- **Rows**:
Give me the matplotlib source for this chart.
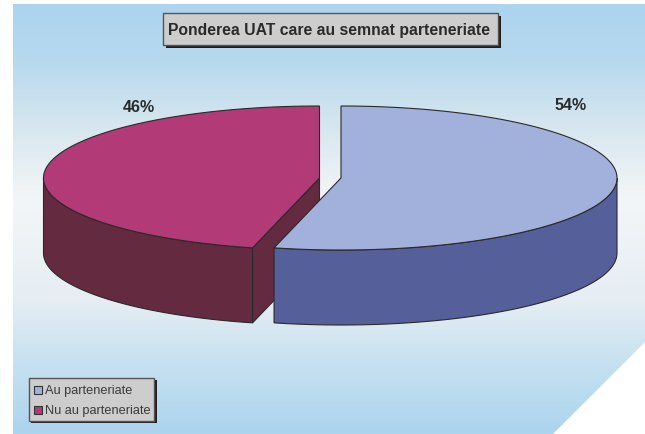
import numpy as np
import matplotlib
matplotlib.use("Agg")
import matplotlib.pyplot as plt
from matplotlib.patches import Polygon, Rectangle

title = "Ponderea UAT care au semnat parteneriate"
labels = ["Au parteneriate", "Nu au parteneriate"]
values = [53.9, 46.1]
pct_labels = ["54%", "46%"]

plt.rcParams["font.family"] = ["Liberation Sans", "DejaVu Sans"]

fig = plt.figure(figsize=(6.45, 4.35), dpi=100)
ax = fig.add_axes([0, 0, 1, 1])
ax.set_xlim(0, 645)
ax.set_ylim(435, 0)
ax.axis("off")

# background, blue - pale - blue, with the lower right corner cut off
stops_y = [5, 60, 120, 200, 300, 370, 435]
stops_r = [0xAC, 0xB6, 0xD3, 0xF3, 0xE6, 0xC4, 0xAC]
stops_g = [0xD4, 0xD9, 0xE5, 0xF6, 0xEE, 0xE0, 0xD4]
stops_b = [0xEE, 0xEF, 0xEE, 0xF8, 0xF3, 0xF0, 0xEE]
yy = np.arange(5, 436)
grad = np.stack([np.interp(yy, stops_y, s) / 255 for s in (stops_r, stops_g, stops_b)], axis=1)
im = ax.imshow(grad[:, None, :], extent=(13, 645, 435, 5), aspect="auto", zorder=0)
ax.set_xlim(0, 645)
ax.set_ylim(435, 0)
clip = Polygon([(13, 5), (645, 5), (645, 343), (553, 435), (13, 435)], transform=ax.transData, fc="none", ec="none")
ax.add_patch(clip)
im.set_clip_path(clip)

# pie geometry
a = 276
b = 72
depth = 75
top_y = 179
centers = [341, 319.5]
top_cols = ["#A2B1DC", "#B23A76"]
side_cols = ["#555F99", "#632A40"]
edge = "#2A2A2A"


def pt(cx, t):
    return cx + a * np.sin(t), top_y - b * np.cos(t)


fracs = np.array(values) / sum(values)
split = 2 * np.pi * fracs[0]


def arc(cx, t0, t1):
    t = np.linspace(t0, t1, 200)
    x, y = pt(cx, t)
    return np.column_stack([x, y])


def wall(cx, t0, t1, col, z):
    top = arc(cx, t0, t1)
    low = top[::-1] + [0, depth]
    ax.add_patch(Polygon(np.vstack([top, low]), closed=True, fc=col, ec=edge, lw=0.8, zorder=z))


# red slice first, it sits behind the blue one
red_cx = centers[1]
wall(red_cx, split, 1.5 * np.pi, side_cols[1], 2)
tip = np.array(pt(red_cx, split))
apex = np.array([red_cx, top_y])
cut = np.array([apex, tip, tip + [0, depth], apex + [0, depth]])
ax.add_patch(Polygon(cut, closed=True, fc=side_cols[1], ec=edge, lw=0.8, zorder=2))
red_top = np.vstack([[apex], arc(red_cx, split, 2 * np.pi)])
ax.add_patch(Polygon(red_top, closed=True, fc=top_cols[1], ec=edge, lw=0.8, zorder=3))

# blue slice
blue_cx = centers[0]
wall(blue_cx, np.pi / 2, split, side_cols[0], 4)
blue_top = np.vstack([[[blue_cx, top_y]], arc(blue_cx, 0, split)])
ax.add_patch(Polygon(blue_top, closed=True, fc=top_cols[0], ec=edge, lw=0.8, zorder=5))

# percent labels
ax.text(571, 105, pct_labels[0], ha="center", va="center", fontsize=11.5, fontweight="bold", color="#2A2A2A", zorder=6)
ax.text(139, 108, pct_labels[1], ha="center", va="center", fontsize=11.5, fontweight="bold", color="#2A2A2A", zorder=6)

# title box with shadow
ax.add_patch(Rectangle((166, 17), 335, 32, fc="#231F20", ec="none", zorder=6))
ax.add_patch(Rectangle((163, 14), 335, 32, fc="#CDCDCD", ec="#555555", lw=1, zorder=7))
ax.text(329.5, 30, title, ha="center", va="center", fontsize=11.35, fontweight="bold", color="#2A2A2A", zorder=8)

# legend box with shadow
ax.add_patch(Rectangle((31, 381), 126, 43, fc="#231F20", ec="none", zorder=6))
ax.add_patch(Rectangle((28.5, 379), 125.5, 43, fc="#CDCDCD", ec="#555555", lw=1, zorder=7))
for lab, col, y in zip(labels, top_cols, [391, 411]):
    ax.add_patch(Rectangle((34, y - 4), 8, 8, fc=col, ec="#333333", lw=0.8, zorder=8))
    ax.text(45, y, lab, ha="left", va="center", fontsize=9.2, color="#3A3A3A", zorder=8)

fig.savefig("out.png", dpi=100)
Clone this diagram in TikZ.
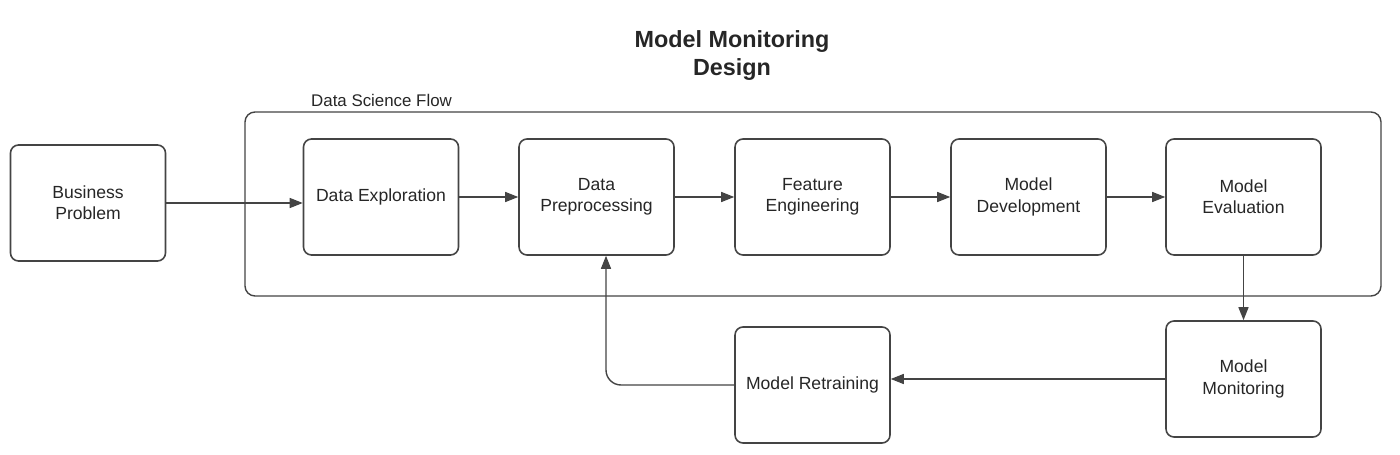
\documentclass[tikz,border=0pt]{standalone}
\usepackage{fontspec}
\setmainfont{Liberation Sans}
\usepackage{tikz}
\usepackage{xcolor}
\usetikzlibrary{arrows.meta}
\usetikzlibrary{positioning}

\definecolor{linegray}{HTML}{444444}
\definecolor{textgray}{HTML}{262626}

\tikzset{
    stepbox/.style={draw=linegray, line width=0.9pt, rounded corners=0.16cm,
        minimum width=3.1cm, minimum height=2.32cm, align=center,
        text=textgray, font=\fontsize{10}{12}\selectfont},
    flow/.style={-{Triangle[length=0.26cm,width=0.2cm]}, draw=linegray, line width=0.8pt},
}

\begin{document}
\begin{tikzpicture}
    \useasboundingbox (0,0) rectangle (28,-9.1);

    % title
    \node (title) at (14.64,-1.11) [align=center, text=textgray,
        font=\fontsize{13.3}{16}\selectfont\bfseries] {Model Monitoring\\Design};

    % data science flow frame
    \draw[draw=linegray, line width=0.8pt, rounded corners=0.2cm] (4.9,-2.24) rectangle (27.62,-5.92);
    \node (frame) at (6.1,-2.0) [anchor=west, text=textgray,
        font=\fontsize{9.6}{11}\selectfont] {Data Science Flow};

    \node[stepbox] (problem) at (1.76,-4.06) {Business\\Problem};
    \node[stepbox] (explore) at (7.62,-3.94) {Data Exploration};
    \node[stepbox] (prep) at (11.93,-3.94) {Data\\Preprocessing};
    \node[stepbox] (feature) at (16.25,-3.94) {Feature\\Engineering};
    \node[stepbox] (develop) at (20.57,-3.94) {Model\\Development};
    \node[stepbox] (evaluate) at (24.87,-3.94) {Model\\Evaluation};
    \node[stepbox] (monitor) at (24.87,-7.58) {Model\\Monitoring};
    \node[stepbox] (retrain) at (16.25,-7.70) {Model Retraining};

    \draw[flow] (problem.east) -- (problem.east -| explore.west);
    \draw[flow] (explore) -- (prep);
    \draw[flow] (prep) -- (feature);
    \draw[flow] (feature) -- (develop);
    \draw[flow] (develop) -- (evaluate);
    \draw[flow] (evaluate) -- (monitor);
    \draw[flow] (monitor.west) -- (monitor.west -| retrain.east);
    \draw[flow, rounded corners=0.3cm] (retrain.west) -| ([xshift=0.19cm]prep.south);
\end{tikzpicture}
\end{document}
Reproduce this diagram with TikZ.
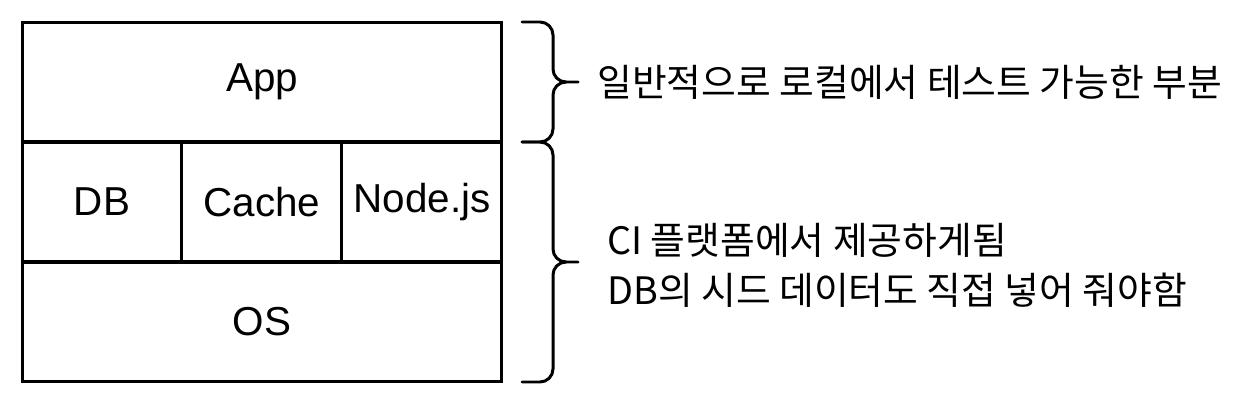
\documentclass[tikz,border=0pt]{standalone}
\usepackage{fontspec}
\setmainfont{Liberation Sans}
\newfontfamily\krfont{Noto Sans CJK KR}
\usetikzlibrary{positioning}
\begin{document}
\begin{tikzpicture}[
  x=0.02cm, y=-0.02cm,
  layer/.style={draw, line width=1.7pt, inner sep=0pt, outer sep=0pt, font=\fontsize{23}{27}\selectfont},
  wide/.style={layer, minimum width=9.6cm, minimum height=2.4cm},
  cell/.style={layer, minimum width=3.2cm, minimum height=2.4cm},
  note/.style={anchor=west, align=left, inner sep=0pt, font=\krfont\fontsize{21.5}{28.5}\selectfont},
  bracepath/.style={line width=1.7pt, line cap=round, line join=round}
]
\useasboundingbox (0,0) rectangle (1254,402);

\node [wide] (app) at (262,82) {App};
\node [cell] (db) at (102,202) {DB};
\node [cell, right=0pt of db] (cache) {Cache};
\node [cell, right=0pt of cache] (nodejs) {Node.js};
\node [wide] (os) at (262,322) {OS};

% upper brace: App
\draw [bracepath] (522,22) -- (540,22) to[out=0,in=90] (553,35) -- (553,69)
  to[out=-90,in=180] (566,82) -- (578,82);
\draw [bracepath] (566,82) to[out=180,in=90] (553,95) -- (553,129)
  to[out=-90,in=0] (540,142) -- (522,142);

% lower brace: DB, Cache, Node.js, OS
\draw [bracepath] (522,142) -- (540,142) to[out=0,in=90] (553,155) -- (553,249)
  to[out=-90,in=180] (566,262) -- (578,262);
\draw [bracepath] (566,262) to[out=180,in=90] (553,275) -- (553,369)
  to[out=-90,in=0] (540,382) -- (522,382);

\node [note] (localtext) at (597,82) {일반적으로 로컬에서 테스트 가능한 부분};
\node [note] (citext) at (607,265) {CI 플랫폼에서 제공하게됨\\DB의 시드 데이터도 직접 넣어 줘야함};
\end{tikzpicture}
\end{document}
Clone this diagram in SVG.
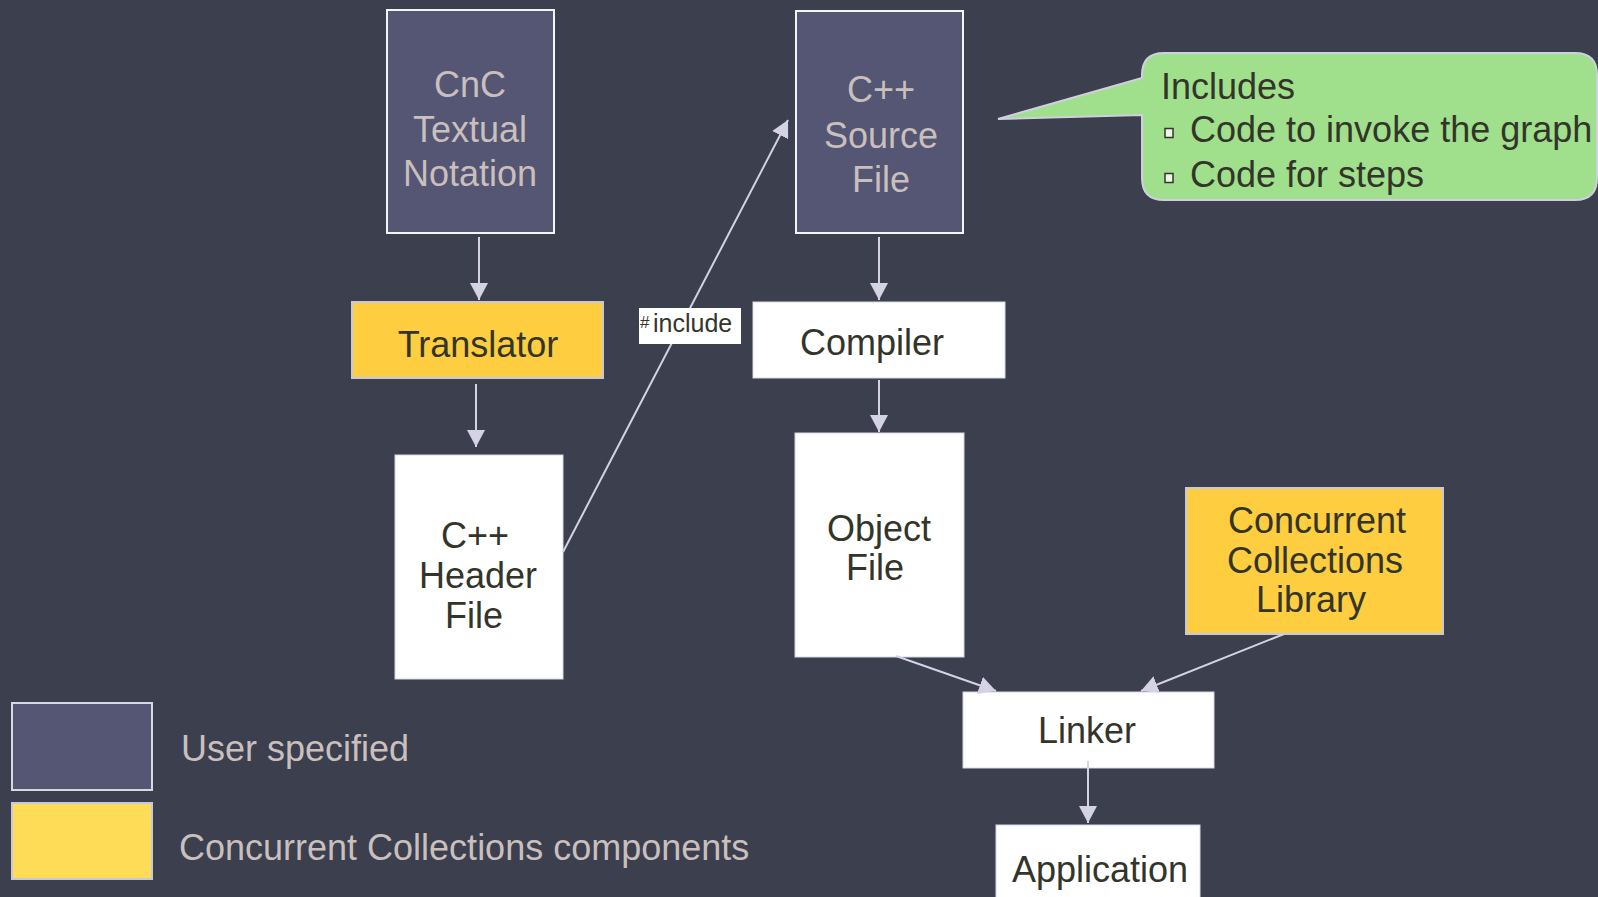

- **Work instructions**:
Lines that include the word "with" are to be extracted from the data above.

- **Answer for this exercise**:
# background, blue - pale - blue, with the lower right corner cut off
# title box with shadow
# legend box with shadow
Reproduce this diagram with TikZ.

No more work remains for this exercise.